## Problem requirements
Word for word, print each line of the listing below; pictures stay out.
***
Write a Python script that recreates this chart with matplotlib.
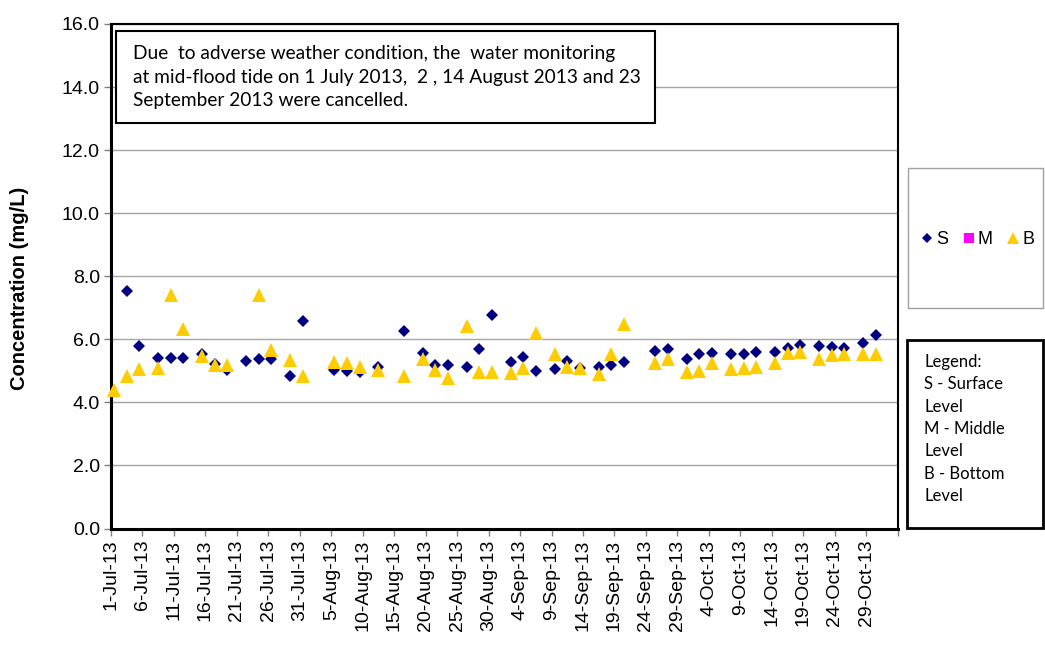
import numpy as np
import pandas as pd
import matplotlib
matplotlib.use("Agg")
import matplotlib.pyplot as plt
from matplotlib.lines import Line2D
from matplotlib.patches import Rectangle

# sampling dates and concentrations (mg/L)
dates = ["2013-07-01", "2013-07-03", "2013-07-05", "2013-07-08", "2013-07-10", "2013-07-12",
         "2013-07-15", "2013-07-17", "2013-07-19", "2013-07-22", "2013-07-24", "2013-07-26",
         "2013-07-29", "2013-07-31", "2013-08-05", "2013-08-07", "2013-08-09", "2013-08-12",
         "2013-08-16", "2013-08-19", "2013-08-21", "2013-08-23", "2013-08-26", "2013-08-28",
         "2013-08-30", "2013-09-02", "2013-09-04", "2013-09-06", "2013-09-09", "2013-09-11",
         "2013-09-13", "2013-09-16", "2013-09-18", "2013-09-20", "2013-09-25", "2013-09-27",
         "2013-09-30", "2013-10-02", "2013-10-04", "2013-10-07", "2013-10-09", "2013-10-11",
         "2013-10-14", "2013-10-16", "2013-10-18", "2013-10-21", "2013-10-23", "2013-10-25",
         "2013-10-28", "2013-10-30"]
surface = [np.nan, 7.53, 5.78, 5.41, 5.41, 5.41,
           5.53, 5.21, 5.02, 5.32, 5.36, 5.39,
           4.83, 6.59, 5.02, 4.99, 4.97, 5.13,
           6.26, 5.58, 5.18, 5.18, 5.12, 5.69,
           6.77, 5.29, 5.43, 5.00, 5.05, 5.31,
           5.08, 5.13, 5.18, 5.29, 5.62, 5.68,
           5.39, 5.55, 5.58, 5.52, 5.55, 5.60,
           5.60, 5.71, 5.82, 5.78, 5.76, 5.71,
           5.89, 6.15]
middle = [np.nan] * len(dates)
bottom = [4.40, 4.83, 5.05, 5.08, 7.40, 6.32,
          5.48, 5.18, 5.18, np.nan, 7.40, 5.66,
          5.35, 4.83, 5.29, 5.26, 5.11, 5.02,
          4.83, 5.36, 5.02, 4.76, 6.43, 4.95,
          4.95, 4.92, 5.08, 6.19, 5.52, 5.13,
          5.10, 4.90, 5.55, 6.48, 5.24, 5.36,
          4.95, 4.99, 5.26, 5.05, 5.10, 5.13,
          5.26, 5.58, 5.60, 5.37, 5.50, 5.55,
          5.52, 5.52]

note = ("Due  to adverse weather condition, the  water monitoring\n"
        "at mid-flood tide on 1 July 2013,  2 , 14 August 2013 and 23\n"
        "September 2013 were cancelled.")
key_text = "Legend:\nS - Surface\nLevel\nM - Middle\nLevel\nB - Bottom\nLevel"

plt.rcParams['font.family'] = ['Liberation Sans', 'DejaVu Sans']

W, H = 1045, 650
fig = plt.figure(figsize=(W / 100, H / 100), dpi=100)
ax = fig.add_axes([111 / W, 1 - 528.5 / H, 786.7 / W, 504.5 / H])

# points sit in the middle of each day slot (Excel date axis)
x = pd.to_datetime(dates) + pd.Timedelta(hours=12)
ax.plot(x, surface, 'D', color='#000080', ms=6.5, mew=0, clip_on=False, zorder=3)
ax.plot(x, middle, 's', color='#FF00FF', ms=7, mew=0, zorder=3)
ax.plot(x, bottom, '^', color='#FFCC00', ms=10, mew=0, clip_on=False, zorder=4)

start = pd.Timestamp("2013-07-01")
ax.set_xlim(start, pd.Timestamp("2013-11-03"))
ax.set_ylim(0, 16)
ax.set_yticks(np.arange(0, 17, 2))
ax.set_yticklabels([f"{v:.1f}" for v in np.arange(0, 17, 2)], fontsize=14)

ticks = pd.date_range(start, periods=26, freq="5D")
ax.set_xticks(ticks)
labels = [f"{d.day}-{d.strftime('%b-%y')}" for d in ticks]
labels[-1] = ""
ax.set_xticklabels(labels, rotation=90, fontsize=14)

ax.tick_params(axis='both', direction='out', length=5, width=1, color='#808080', pad=3)
ax.grid(axis='y', color='#a6a6a6', lw=1)
ax.set_axisbelow(True)
for s in ax.spines.values():
    s.set_color('black')
    s.set_linewidth(1.5)
ax.spines['left'].set_linewidth(2.2)
ax.spines['bottom'].set_linewidth(2.2)

ax.set_ylabel("Concentration (mg/L)", fontsize=14.5, fontweight='bold')
ax.yaxis.set_label_coords(-0.104, 0.475)

# note box inside the plot
fig.add_artist(Rectangle((116 / W, 1 - 123 / H), 539 / W, 92 / H, transform=fig.transFigure,
                         facecolor='white', edgecolor='black', lw=1.5, zorder=5))
fig.text(133 / W, 1 - 77 / H, note, fontsize=13.8, family=['Lato', 'DejaVu Sans'],
         va='center', ha='left', linespacing=1.45, zorder=6)

# series legend box
fig.add_artist(Rectangle((908 / W, 1 - 308 / H), 135 / W, 140 / H, transform=fig.transFigure,
                         facecolor='white', edgecolor='#a0a0a0', lw=1))
handles = [Line2D([], [], ls='none', marker='D', color='#000080', ms=5.5, mew=0),
           Line2D([], [], ls='none', marker='s', color='#FF00FF', ms=7, mew=0),
           Line2D([], [], ls='none', marker='^', color='#FFCC00', ms=8, mew=0)]
fig.legend(handles, ["S", "M", "B"], ncol=3, loc='center', bbox_to_anchor=(977 / W, 1 - 240 / H),
           frameon=False, fontsize=13, handlelength=0.8, handletextpad=0.1, columnspacing=0.75)

# abbreviation key box
fig.add_artist(Rectangle((907 / W, 1 - 528 / H), 136 / W, 188 / H, transform=fig.transFigure,
                         facecolor='white', edgecolor='black', lw=2))
fig.text(924 / W, 1 - 429 / H, key_text, fontsize=12, family=['Lato', 'DejaVu Sans'],
         va='center', ha='left', linespacing=1.49)

fig.savefig("out.png", dpi=100)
***
## Output for this exercise
Write a Python script that recreates this chart with matplotlib.
import numpy as np
import pandas as pd
import matplotlib
matplotlib.use("Agg")
import matplotlib.pyplot as plt
from matplotlib.lines import Line2D
from matplotlib.patches import Rectangle

# sampling dates and concentrations (mg/L)
dates = ["2013-07-01", "2013-07-03", "2013-07-05", "2013-07-08", "2013-07-10", "2013-07-12",
         "2013-07-15", "2013-07-17", "2013-07-19", "2013-07-22", "2013-07-24", "2013-07-26",
         "2013-07-29", "2013-07-31", "2013-08-05", "2013-08-07", "2013-08-09", "2013-08-12",
         "2013-08-16", "2013-08-19", "2013-08-21", "2013-08-23", "2013-08-26", "2013-08-28",
         "2013-08-30", "2013-09-02", "2013-09-04", "2013-09-06", "2013-09-09", "2013-09-11",
         "2013-09-13", "2013-09-16", "2013-09-18", "2013-09-20", "2013-09-25", "2013-09-27",
         "2013-09-30", "2013-10-02", "2013-10-04", "2013-10-07", "2013-10-09", "2013-10-11",
         "2013-10-14", "2013-10-16", "2013-10-18", "2013-10-21", "2013-10-23", "2013-10-25",
         "2013-10-28", "2013-10-30"]
surface = [np.nan, 7.53, 5.78, 5.41, 5.41, 5.41,
           5.53, 5.21, 5.02, 5.32, 5.36, 5.39,
           4.83, 6.59, 5.02, 4.99, 4.97, 5.13,
           6.26, 5.58, 5.18, 5.18, 5.12, 5.69,
           6.77, 5.29, 5.43, 5.00, 5.05, 5.31,
           5.08, 5.13, 5.18, 5.29, 5.62, 5.68,
           5.39, 5.55, 5.58, 5.52, 5.55, 5.60,
           5.60, 5.71, 5.82, 5.78, 5.76, 5.71,
           5.89, 6.15]
middle = [np.nan] * len(dates)
bottom = [4.40, 4.83, 5.05, 5.08, 7.40, 6.32,
          5.48, 5.18, 5.18, np.nan, 7.40, 5.66,
          5.35, 4.83, 5.29, 5.26, 5.11, 5.02,
          4.83, 5.36, 5.02, 4.76, 6.43, 4.95,
          4.95, 4.92, 5.08, 6.19, 5.52, 5.13,
          5.10, 4.90, 5.55, 6.48, 5.24, 5.36,
          4.95, 4.99, 5.26, 5.05, 5.10, 5.13,
          5.26, 5.58, 5.60, 5.37, 5.50, 5.55,
          5.52, 5.52]

note = ("Due  to adverse weather condition, the  water monitoring\n"
        "at mid-flood tide on 1 July 2013,  2 , 14 August 2013 and 23\n"
        "September 2013 were cancelled.")
key_text = "Legend:\nS - Surface\nLevel\nM - Middle\nLevel\nB - Bottom\nLevel"

plt.rcParams['font.family'] = ['Liberation Sans', 'DejaVu Sans']

W, H = 1045, 650
fig = plt.figure(figsize=(W / 100, H / 100), dpi=100)
ax = fig.add_axes([111 / W, 1 - 528.5 / H, 786.7 / W, 504.5 / H])

# points sit in the middle of each day slot (Excel date axis)
x = pd.to_datetime(dates) + pd.Timedelta(hours=12)
ax.plot(x, surface, 'D', color='#000080', ms=6.5, mew=0, clip_on=False, zorder=3)
ax.plot(x, middle, 's', color='#FF00FF', ms=7, mew=0, zorder=3)
ax.plot(x, bottom, '^', color='#FFCC00', ms=10, mew=0, clip_on=False, zorder=4)

start = pd.Timestamp("2013-07-01")
ax.set_xlim(start, pd.Timestamp("2013-11-03"))
ax.set_ylim(0, 16)
ax.set_yticks(np.arange(0, 17, 2))
ax.set_yticklabels([f"{v:.1f}" for v in np.arange(0, 17, 2)], fontsize=14)

ticks = pd.date_range(start, periods=26, freq="5D")
ax.set_xticks(ticks)
labels = [f"{d.day}-{d.strftime('%b-%y')}" for d in ticks]
labels[-1] = ""
ax.set_xticklabels(labels, rotation=90, fontsize=14)

ax.tick_params(axis='both', direction='out', length=5, width=1, color='#808080', pad=3)
ax.grid(axis='y', color='#a6a6a6', lw=1)
ax.set_axisbelow(True)
for s in ax.spines.values():
    s.set_color('black')
    s.set_linewidth(1.5)
ax.spines['left'].set_linewidth(2.2)
ax.spines['bottom'].set_linewidth(2.2)

ax.set_ylabel("Concentration (mg/L)", fontsize=14.5, fontweight='bold')
ax.yaxis.set_label_coords(-0.104, 0.475)

# note box inside the plot
fig.add_artist(Rectangle((116 / W, 1 - 123 / H), 539 / W, 92 / H, transform=fig.transFigure,
                         facecolor='white', edgecolor='black', lw=1.5, zorder=5))
fig.text(133 / W, 1 - 77 / H, note, fontsize=13.8, family=['Lato', 'DejaVu Sans'],
         va='center', ha='left', linespacing=1.45, zorder=6)

# series legend box
fig.add_artist(Rectangle((908 / W, 1 - 308 / H), 135 / W, 140 / H, transform=fig.transFigure,
                         facecolor='white', edgecolor='#a0a0a0', lw=1))
handles = [Line2D([], [], ls='none', marker='D', color='#000080', ms=5.5, mew=0),
           Line2D([], [], ls='none', marker='s', color='#FF00FF', ms=7, mew=0),
           Line2D([], [], ls='none', marker='^', color='#FFCC00', ms=8, mew=0)]
fig.legend(handles, ["S", "M", "B"], ncol=3, loc='center', bbox_to_anchor=(977 / W, 1 - 240 / H),
           frameon=False, fontsize=13, handlelength=0.8, handletextpad=0.1, columnspacing=0.75)

# abbreviation key box
fig.add_artist(Rectangle((907 / W, 1 - 528 / H), 136 / W, 188 / H, transform=fig.transFigure,
                         facecolor='white', edgecolor='black', lw=2))
fig.text(924 / W, 1 - 429 / H, key_text, fontsize=12, family=['Lato', 'DejaVu Sans'],
         va='center', ha='left', linespacing=1.49)

fig.savefig("out.png", dpi=100)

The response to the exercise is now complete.